The tech entrepreneur who oversaw the online retailer's massive expansion and masterminded its IPO has passed away at age 50.

Dara Kerr Former senior reporter
Dara Kerr was a senior reporter for CNET covering the on-demand economy and tech culture. She grew up in Colorado, went to school in New York City and can never remember how to pronounce gif.
Dara Kerr
2 min read

A self-made woman, tech entrepreneur, and intellectual powerhouse, Joy Covey died in a bicycle accident on Wednesday. She served as Amazon's first chief financial officer and was instrumental in making the massive e-commerce company what it is today.

Covey was 50 years old when she collided with a van on a rural road in San Mateo County, according to the San Jose Mercury News.

"It's a very sad day for Amazon," Amazon spokesperson Mary Osako told CNET. "Joy was a wonderful human being and treasured colleague, and we will miss her very much."

At the time of her death, Covey was working as the treasurer for the environmental group National Resources Defense Council. But, she had a long history working in the tech sector -- and she got there using her quick intellect and determined work ethic.

In an interview with the Harvard Law Bulletin in 2002, Covey talked about how she dropped out of high school, left home when she was 15, and went to work as a grocery clerk. Shortly afterward, at 17, she decided to go to college, graduating in two and a half years from Fresno State. She then went on to get dual law and MBA degrees at Harvard in 1989.
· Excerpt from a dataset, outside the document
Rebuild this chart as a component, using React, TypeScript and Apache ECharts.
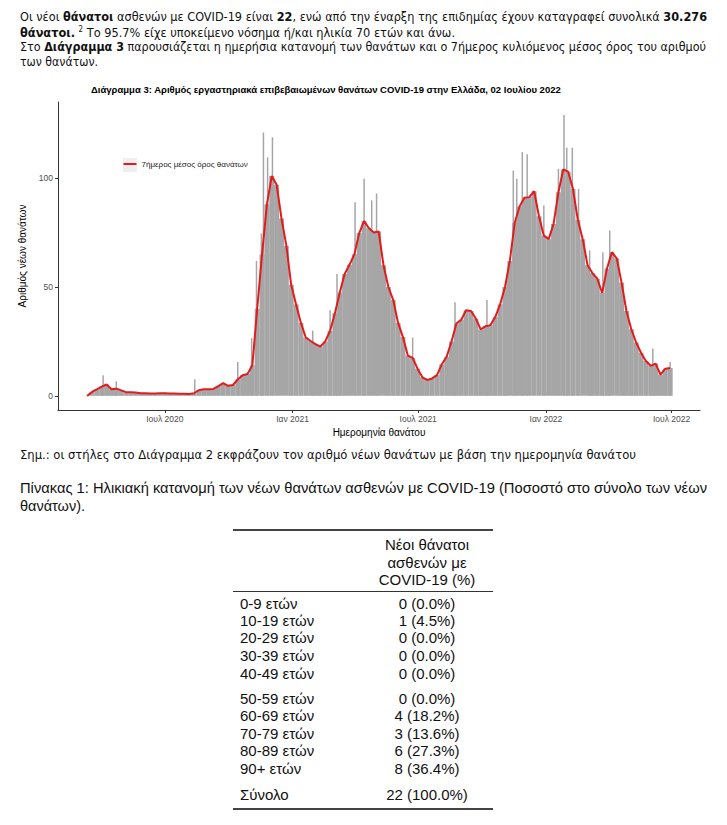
import React, { useEffect, useLayoutEffect, useRef } from 'react';
import * as echarts from 'echarts';

// ---------- chart texts ----------
const TITLE = 'Διάγραμμα 3: Αριθμός εργαστηριακά επιβεβαιωμένων θανάτων COVID-19 στην Ελλάδα, 02 Ιουλίου 2022';
const LEGEND_NAME = '7ήμερος μέσος όρος θανάτων';
const BAR_NAME = 'Θάνατοι ανά ημέρα';
const Y_NAME = 'Αριθμός νέων θανάτων';
const X_NAME = 'Ημερομηνία θανάτου';

// ---------- chart data ----------
// weekly readings of the 7-day rolling mean, first week starting 2020-03-11
const firstWeek = '2020-03-11';
const avg7 = [
  0, 1.8, 3, 4.2, 5.2, 3, 3.3, 2.5, 1.7, 1.6,
  1.5, 1.2, 1.2, 1.1, 1.1, 1.2, 1.2, 1.1, 1.1, 1.0,
  1.0, 0.9, 1.2, 2.6, 3, 3, 3.2, 4.5, 5.8, 4.6,
  5, 7.5, 9.5, 10, 14, 40, 65, 88, 101, 97,
  81.5, 69, 51, 42, 33.5, 26.8, 25.2, 23.8, 22.6, 25,
  29.8, 38, 47.5, 56, 60.2, 65, 74.8, 80.3, 77, 75,
  75.5, 60, 50, 44, 33.5, 27, 18.5, 17.4, 12.5, 8.5,
  7.3, 8, 9.5, 14.5, 18, 25, 33.2, 35, 39.3, 39,
  35.5, 30.5, 32, 32.5, 36.2, 42, 50, 62, 79.5, 87,
  91, 91.3, 94, 82.5, 73.6, 72, 79, 93.5, 104, 103,
  95, 80.8, 72, 60, 56.4, 53.8, 47.3, 58.5, 66, 63.2,
  52, 39, 30.6, 24.5, 19.8, 16, 13.8, 14.8, 9.8, 12.5,
  12.8,
];
// single-day peaks that stand out above the grey mass
const spikeDates = [
  '2020-04-03', '2020-04-22', '2020-08-13', '2020-10-14', '2020-11-03', '2020-11-10',
  '2020-11-17', '2020-11-20', '2020-11-26', '2020-12-03', '2021-01-30', '2021-02-24',
  '2021-03-06', '2021-04-01', '2021-04-14', '2021-04-25', '2021-05-02', '2021-06-23',
  '2021-08-23', '2021-10-08', '2021-11-06', '2021-11-15', '2021-11-20', '2021-11-28',
  '2021-12-05', '2021-12-29', '2022-01-19', '2022-01-27', '2022-01-31', '2022-02-08',
  '2022-02-17', '2022-03-05', '2022-03-24', '2022-04-03', '2022-06-04', '2022-06-29',
];
const spikeValues = [
  9.5, 6.7, 7.6, 15.6, 26.5, 62,
  74.6, 121, 109.6, 118.8, 30, 39.3,
  56, 89, 99.7, 89.8, 93, 26.8,
  43, 44, 55.4, 103.5, 99.7, 112,
  111, 87.5, 104.3, 129, 114, 114,
  95, 66.8, 66, 76, 21.7, 15.6,
];
const xTickDates = ['2020-07-01', '2021-01-01', '2021-07-01', '2022-01-01', '2022-07-01'];
const xTickLabels = ['Ιουλ 2020', 'Ιαν 2021', 'Ιουλ 2021', 'Ιαν 2022', 'Ιουλ 2022'];
const yTicks = [0, 50, 100];
const xMinDate = '2020-01-29';
const xMaxDate = '2022-08-11';

// ---------- table data ----------
const ageGroups = ['0-9 ετών', '10-19 ετών', '20-29 ετών', '30-39 ετών', '40-49 ετών', '50-59 ετών', '60-69 ετών', '70-79 ετών', '80-89 ετών', '90+ ετών'];
const deathCounts = [0, 1, 0, 0, 0, 0, 4, 3, 6, 8];
const deathPcts = ['0.0%', '4.5%', '0.0%', '0.0%', '0.0%', '0.0%', '18.2%', '13.6%', '27.3%', '36.4%'];
const totalLabel = 'Σύνολο';
const totalCount = 22;
const totalPct = '100.0%';
const headerLines = ['Νέοι θάνατοι', 'ασθενών με', 'COVID-19 (%)'];

// dates are turned into day numbers so the x axis can be a plain value axis
function dayNum(s: string): number {
  const [y, m, d] = s.split('-').map(Number);
  return Math.round(Date.UTC(y, m - 1, d) / 86400000);
}

const P_FONT = '"Liberation Sans Narrow", "DejaVu Sans Condensed", Roboto, "Noto Sans", sans-serif';
const TAB_FONT = '"Liberation Sans", Arial, sans-serif';
const C_FONT = '"Liberation Sans", Arial, sans-serif';

function FitLine(props: { left: number; top: number; width: number; fontSize: number; lh: number; font: string; children: React.ReactNode }) {
  const ref = useRef<HTMLDivElement>(null);
  useLayoutEffect(() => {
    const fit = () => {
      const el = ref.current;
      if (!el) return;
      el.style.transform = 'none';
      const w = el.getBoundingClientRect().width;
      if (w > 0) el.style.transform = `scaleX(${props.width / w})`;
    };
    fit();
    const f = (document as any).fonts;
    if (f && f.ready) f.ready.then(fit);
  }, [props.width]);
  return (
    <div
      ref={ref}
      style={{
        position: 'absolute',
        left: props.left,
        top: props.top,
        display: 'inline-block',
        whiteSpace: 'nowrap',
        transformOrigin: '0 0',
        fontFamily: props.font,
        fontSize: props.fontSize,
        lineHeight: props.lh + 'px',
        color: '#111',
      }}
    >
      {props.children}
    </div>
  );
}

function Chart() {
  const ref = useRef<HTMLDivElement>(null);
  useEffect(() => {
    if (!ref.current) return;
    const chart = echarts.init(ref.current, undefined, { renderer: 'svg' });
    const start = dayNum(firstWeek);
    const weekDays = avg7.map((_, i) => start + 7 * i);
    const tickDays = xTickDates.map(dayNum);
    const labelOf = (v: number) => {
      let best = 0;
      let bd = Infinity;
      tickDays.forEach((t, i) => {
        const dd = Math.abs(t - v);
        if (dd < bd) { bd = dd; best = i; }
      });
      return xTickLabels[best];
    };
    const axisColor = '#333333';
    const option: any = {
      animation: false,
      textStyle: { fontFamily: C_FONT },
      title: {
        text: TITLE,
        left: 91,
        top: 84,
        padding: 0,
        textStyle: { fontSize: 9.5, fontWeight: 'bold', color: '#000', fontFamily: C_FONT },
      },
      legend: {
        data: [{ name: LEGEND_NAME, icon: 'rect' }],
        left: 123.5,
        top: 160,
        padding: 0,
        itemWidth: 13,
        itemHeight: 2,
        textStyle: { fontSize: 8, color: '#1a1a1a', fontFamily: C_FONT },
      },
      graphic: [
        { type: 'rect', left: 123, top: 158, shape: { width: 14, height: 14 }, style: { fill: '#efefef' }, z: -10 },
      ],
      grid: { left: 58, right: 27, top: 102, height: 308 },
      xAxis: [
        {
          type: 'value',
          min: dayNum(xMinDate),
          max: dayNum(xMaxDate),
          name: X_NAME,
          nameLocation: 'middle',
          nameGap: 15,
          nameTextStyle: { fontSize: 10, color: '#000', fontFamily: C_FONT },
          axisLine: { show: true, onZero: false, lineStyle: { color: axisColor, width: 1 } },
          axisTick: { show: true, length: 3, customValues: tickDays, lineStyle: { color: axisColor } },
          axisLabel: { customValues: tickDays, formatter: (v: number) => labelOf(v), fontSize: 8.5, color: '#4d4d4d', margin: 4, fontFamily: C_FONT },
          splitLine: { show: false },
        },
        {
          type: 'value',
          min: dayNum(xMinDate),
          max: dayNum(xMaxDate),
          show: false,
        },
      ],
      yAxis: {
        type: 'value',
        min: -6.5,
        max: 135,
        name: Y_NAME,
        nameLocation: 'middle',
        nameGap: 23,
        nameRotate: 90,
        nameTextStyle: { fontSize: 10, color: '#000', fontFamily: C_FONT },
        axisLine: { show: true, onZero: false, lineStyle: { color: axisColor, width: 1 } },
        axisTick: { show: true, length: 3, customValues: yTicks, lineStyle: { color: axisColor } },
        axisLabel: { customValues: yTicks, fontSize: 8.5, color: '#4d4d4d', margin: 5, fontFamily: C_FONT },
        splitLine: { show: false },
      },
      series: [
        {
          name: BAR_NAME,
          type: 'bar',
          xAxisIndex: 0,
          data: weekDays.map((t, i) => [t, avg7[i]]),
          barWidth: 5,
          itemStyle: { color: '#a6a6a6' },
          z: 2,
        },
        {
          name: BAR_NAME + ' ',
          type: 'bar',
          xAxisIndex: 1,
          data: spikeDates.map((d, i) => [dayNum(d), spikeValues[i]]),
          barWidth: 1.5,
          itemStyle: { color: '#a6a6a6' },
          z: 2,
        },
        {
          name: LEGEND_NAME,
          type: 'line',
          xAxisIndex: 0,
          data: weekDays.map((t, i) => [t, avg7[i]]),
          showSymbol: false,
          symbol: 'none',
          lineStyle: { color: '#e41a1c', width: 2 },
          itemStyle: { color: '#e41a1c' },
          z: 5,
        },
      ],
    };
    chart.setOption(option);
    return () => chart.dispose();
  }, []);
  return <div ref={ref} style={{ position: 'absolute', left: 0, top: 0, width: 727, height: 445 }} />;
}

export default function App() {
  const rowCenters = [603.5, 620.8, 638.2, 655.8, 673.8, 699, 716.3, 734, 751, 768.5];
  const totalCenter = 795;
  const rowLh = 16;
  const valueCenterX = 427;
  const cell = (top: number): React.CSSProperties => ({ position: 'absolute', top: top - rowLh / 2, lineHeight: rowLh + 'px', fontFamily: TAB_FONT, fontSize: 15, color: '#111', whiteSpace: 'nowrap' });
  return (
    <div style={{ position: 'absolute', left: 0, top: 0, width: 727, height: 825, background: '#fff', overflow: 'hidden' }}>
      <Chart />
      <FitLine left={20} top={9.7} width={687} fontSize={13} lh={14} font={P_FONT}>
        Οι νέοι <b>θάνατοι</b> ασθενών με COVID-19 είναι <b>22</b>, ενώ από την έναρξη της επιδημίας έχουν καταγραφεί συνολικά <b>30.276</b>
      </FitLine>
      <FitLine left={20} top={25.7} width={435} fontSize={13} lh={14} font={P_FONT}>
        <b>θάνατοι.</b> <sup style={{ fontSize: 8, lineHeight: 0 }}>2</sup> Το 95.7% είχε υποκείμενο νόσημα ή/και ηλικία 70 ετών και άνω.
      </FitLine>
      <FitLine left={20} top={40.3} width={686} fontSize={13} lh={14} font={P_FONT}>
        Στο <b>Διάγραμμα 3</b> παρουσιάζεται η ημερήσια κατανομή των θανάτων και ο 7ήμερος κυλιόμενος μέσος όρος του αριθμού
      </FitLine>
      <FitLine left={20} top={54.5} width={78} fontSize={13} lh={14} font={P_FONT}>
        των θανάτων.
      </FitLine>
      <FitLine left={20} top={448} width={616} fontSize={13} lh={14} font={P_FONT}>
        Σημ.: οι στήλες στο Διάγραμμα 2 εκφράζουν τον αριθμό νέων θανάτων με βάση την ημερομηνία θανάτου
      </FitLine>
      <FitLine left={20} top={478.7} width={687} fontSize={15} lh={17} font={TAB_FONT}>
        Πίνακας 1: Ηλικιακή κατανομή των νέων θανάτων ασθενών με COVID-19 (Ποσοστό στο σύνολο των νέων
      </FitLine>
      <FitLine left={20} top={496.5} width={65} fontSize={15} lh={17} font={TAB_FONT}>
        θανάτων).
      </FitLine>
      <div style={{ position: 'absolute', left: 233, top: 529, width: 260, height: 2, background: '#444' }} />
      <div style={{ position: 'absolute', left: 233, top: 590.5, width: 260, height: 1.5, background: '#333' }} />
      <div style={{ position: 'absolute', left: 233, top: 807.5, width: 260, height: 2, background: '#444' }} />
      {headerLines.map((h, i) => (
        <div key={'h' + i} style={{ ...cell([545, 562.5, 579.5][i]), left: valueCenterX - 60, width: 120, textAlign: 'center' }}>{h}</div>
      ))}
      {ageGroups.map((g, i) => (
        <React.Fragment key={g}>
          <div style={{ ...cell(rowCenters[i]), left: 240 }}>{g}</div>
          <div style={{ ...cell(rowCenters[i]), left: valueCenterX - 40, width: 80, textAlign: 'center' }}>{`${deathCounts[i]} (${deathPcts[i]})`}</div>
        </React.Fragment>
      ))}
      <div style={{ ...cell(totalCenter), left: 240 }}>{totalLabel}</div>
      <div style={{ ...cell(totalCenter), left: valueCenterX - 45, width: 90, textAlign: 'center' }}>{`${totalCount} (${totalPct})`}</div>
    </div>
  );
}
By the time Covey joined Amazon as its CFO in 1996, she had already worked as the CFO of the digital-audio startup Digidesign. At Amazon, Covey oversaw the company's financial boom, international expansion, and various features on the site such as the video and music store launches. She also masterminded the company's initial public offering in 1997.

"A lot of things we did were things that hadn't been done before, or situations that had never been dealt with," Covey told the Harvard Law Bulletin. "Rather than asking ourselves, 'How has this been done in the past? What's the answer to this question?' we said, 'Where do we want to go and what are our goals?'"

Covey left Amazon in April 2000 to focus on her family, travel, and environmental issues. Besides working for the National Resources Defense Council, Covey also established the Beagle Foundation, which gives funding to environmental causes.